There is a view that the better design choice is to allow the player free movement during the larger, second act of a game, rather than continuing to enforce a linear progression. It is possible to spread out the elements of each locked-door puzzle (the chains of object acquisition, as outlined in the tennis ball-to-key sequence above) so that a good deal of free exploration is allowed, such that the player might exult in this freedom until he learns, through trial and error, that he is going to have to open the three doors in order.

It is good design to give the player a sense of purpose, a clear goal. At the beginning of most games, the player will probably not know what their purpose in playing is going to be. Some amount of exploration should probably reveal at least an intermediate goal. The discovery of a door which is locked establishes such a goal.

Puzzle IF is distinguished mainly by the arbitrariness of such goals. A locked door with a difficult-to-acquire key is just a puzzle to be solved. In narrative IF, the player’s sense of purpose can be augmented by a surrounding story, a motivation beyond mere progress for the sake of progress.
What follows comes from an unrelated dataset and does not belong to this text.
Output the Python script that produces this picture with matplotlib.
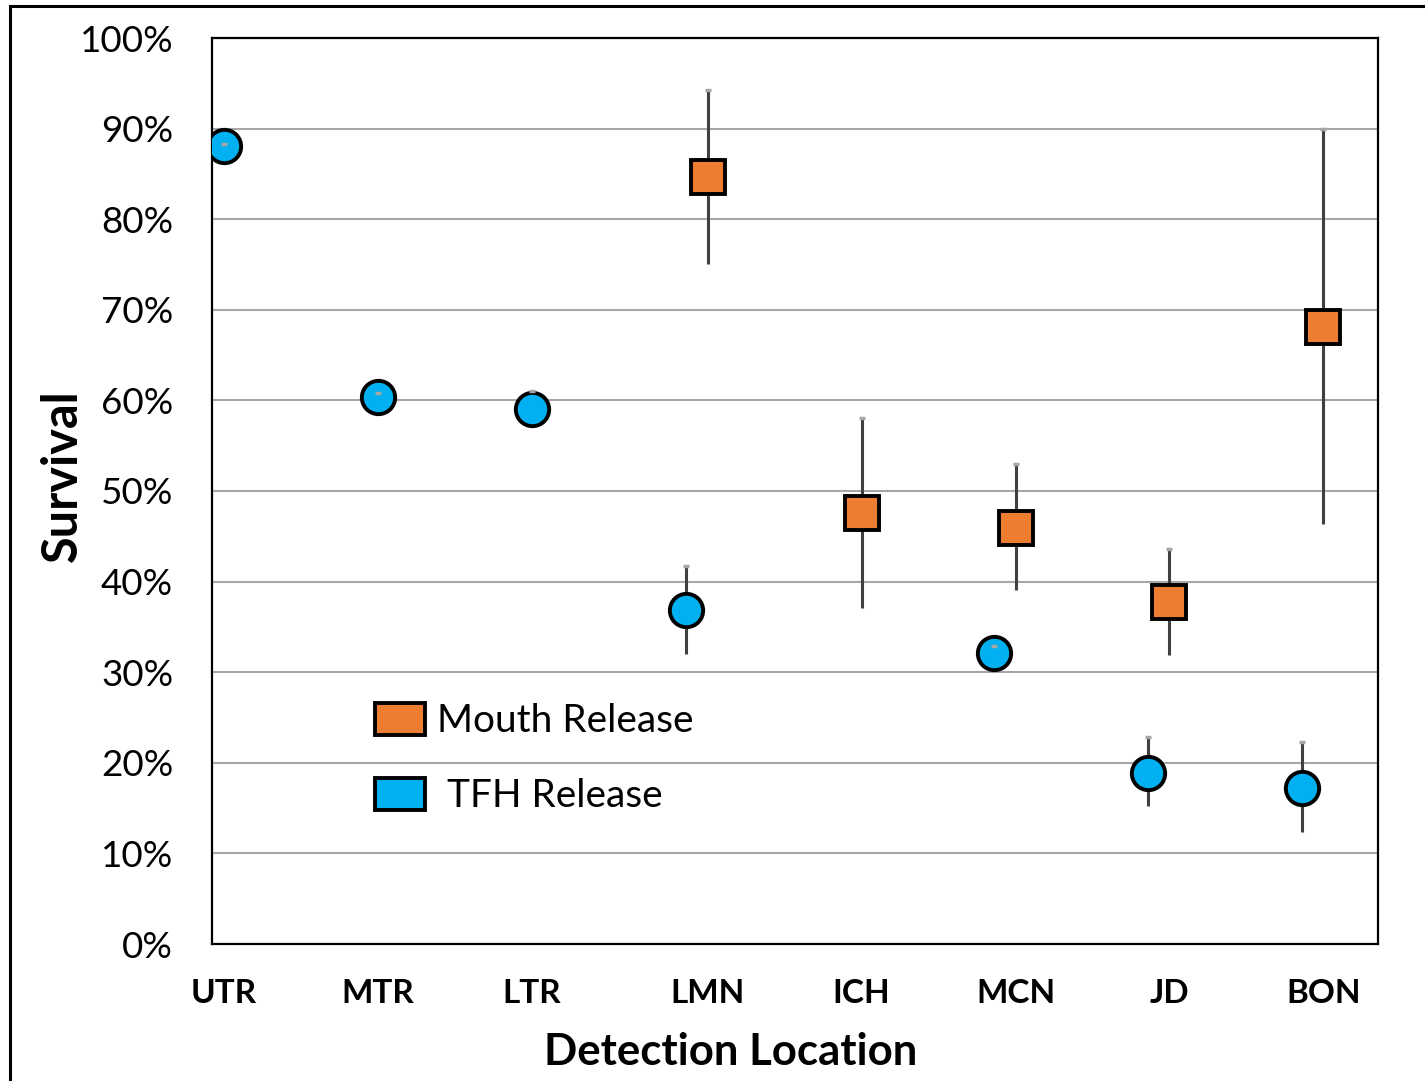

Suppose the player is confronted by a locked door, but this time the message generated when trying to open it is not simply, “It’s locked.” Suppose there is another character in the story, who says, “You mustn’t go in there! That’s the closet where Grandma kept her secret diaries!” Perhaps the situation is that Grandma has vanished recently. Perhaps the diaries contain some clue as to what happened to her. Now there is a natural and very real curiosity at work in the player’s head, a real sense of mission — get into the closet and find the diaries. There is also a trust here, that the author has put these diaries in the locked closet, and that reading the diaries will indeed give the player a further sense of direction. Seeded in the player’s mind is also the idea of the overarching purpose of the game: to find Grandma.
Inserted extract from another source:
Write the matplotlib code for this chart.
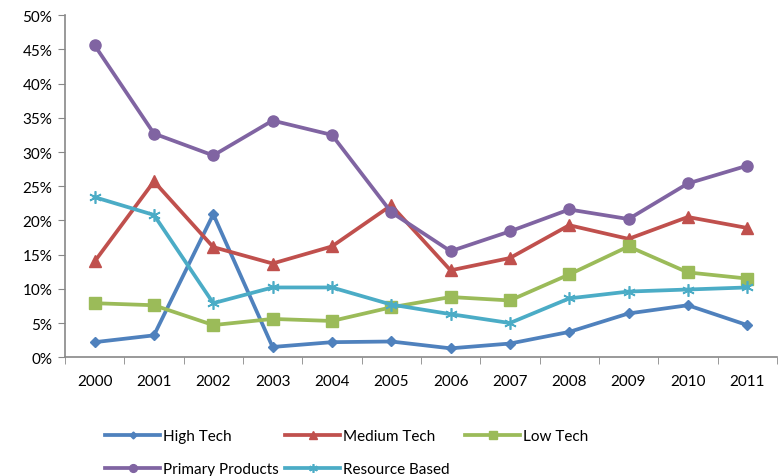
import matplotlib.pyplot as plt
import numpy as np

plt.rcParams['font.family'] = ['Lato', 'DejaVu Sans']

years = ['2000', '2001', '2002', '2003', '2004', '2005',
         '2006', '2007', '2008', '2009', '2010', '2011']
high_tech = [2.2, 3.2, 20.9, 1.5, 2.2, 2.3, 1.3, 2.0, 3.7, 6.4, 7.6, 4.7]
medium_tech = [14.0, 25.7, 16.1, 13.7, 16.2, 22.2, 12.7, 14.5, 19.3, 17.3, 20.5, 18.9]
low_tech = [7.9, 7.6, 4.7, 5.6, 5.3, 7.3, 8.8, 8.3, 12.1, 16.2, 12.4, 11.5]
primary = [45.6, 32.7, 29.5, 34.6, 32.5, 21.2, 15.5, 18.4, 21.6, 20.2, 25.4, 28.0]
resource = [23.4, 20.8, 7.9, 10.2, 10.2, 7.7, 6.3, 5.0, 8.6, 9.6, 9.9, 10.2]

fig = plt.figure(figsize=(7.78, 4.77), dpi=100)
ax = fig.add_axes([0.0835, 0.249, 0.915, 0.717])

x = np.arange(len(years))
lw = 2.7
l1, = ax.plot(x, high_tech, color='#4F81BD', lw=lw, marker='D', ms=5, label='High Tech')
l2, = ax.plot(x, medium_tech, color='#C0504D', lw=lw, marker='^', ms=8, label='Medium Tech')
l3, = ax.plot(x, low_tech, color='#9BBB59', lw=lw, marker='s', ms=8, label='Low Tech')
l4, = ax.plot(x, primary, color='#8064A2', lw=lw, marker='o', ms=8, label='Primary Products')
l5, = ax.plot(x, resource, color='#4BACC6', lw=lw, marker=(6, 2, 0), ms=9, mew=1.2,
              label='Resource Based')

ax.set_xlim(-0.5, len(years) - 0.5)
ax.set_ylim(0, 50)
ax.set_yticks(np.arange(0, 51, 5))
ax.set_yticklabels(['%d%%' % v for v in range(0, 51, 5)])
ax.set_xticks(x)
ax.set_xticklabels(years)
ax.set_xticks(np.arange(-0.5, len(years), 1), minor=True)
ax.tick_params(axis='x', which='major', length=0, pad=12, labelsize=11)
ax.tick_params(axis='x', which='minor', length=5, color='#888888', direction='out')
ax.tick_params(axis='y', length=5, color='#888888', labelsize=11, pad=4)

for s in ['top', 'right']:
    ax.spines[s].set_visible(False)
for s in ['left', 'bottom']:
    ax.spines[s].set_color('#888888')
    ax.spines[s].set_linewidth(1.2)

# one legend per column, placed like the Excel legend
columns = [([l1, l4], 105), ([l2, l5], 285), ([l3], 465)]
for hs, px in columns:
    fig.legend(hs, [h.get_label() for h in hs], frameon=False,
               loc='upper left', bbox_to_anchor=(px / 778, 1 - 430 / 477),
               fontsize=11, handlelength=3.6, handletextpad=0.2,
               labelspacing=1.27, borderpad=0, borderaxespad=0, markerscale=0.7)

fig.savefig('out.png', dpi=100)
Except this is still within the realm of the puzzle game. Story IF has now gotten to the point where character studies may be the entire point of the game. Perhaps all that the player will achieve is a complete mental portrait of the fictional Grandma character, by poring over her left-behind possessions. There tends to be desire to find the same fulfillment of a cleanly drawn narrative, something that traditional obstacles and purposes can be put into the service of.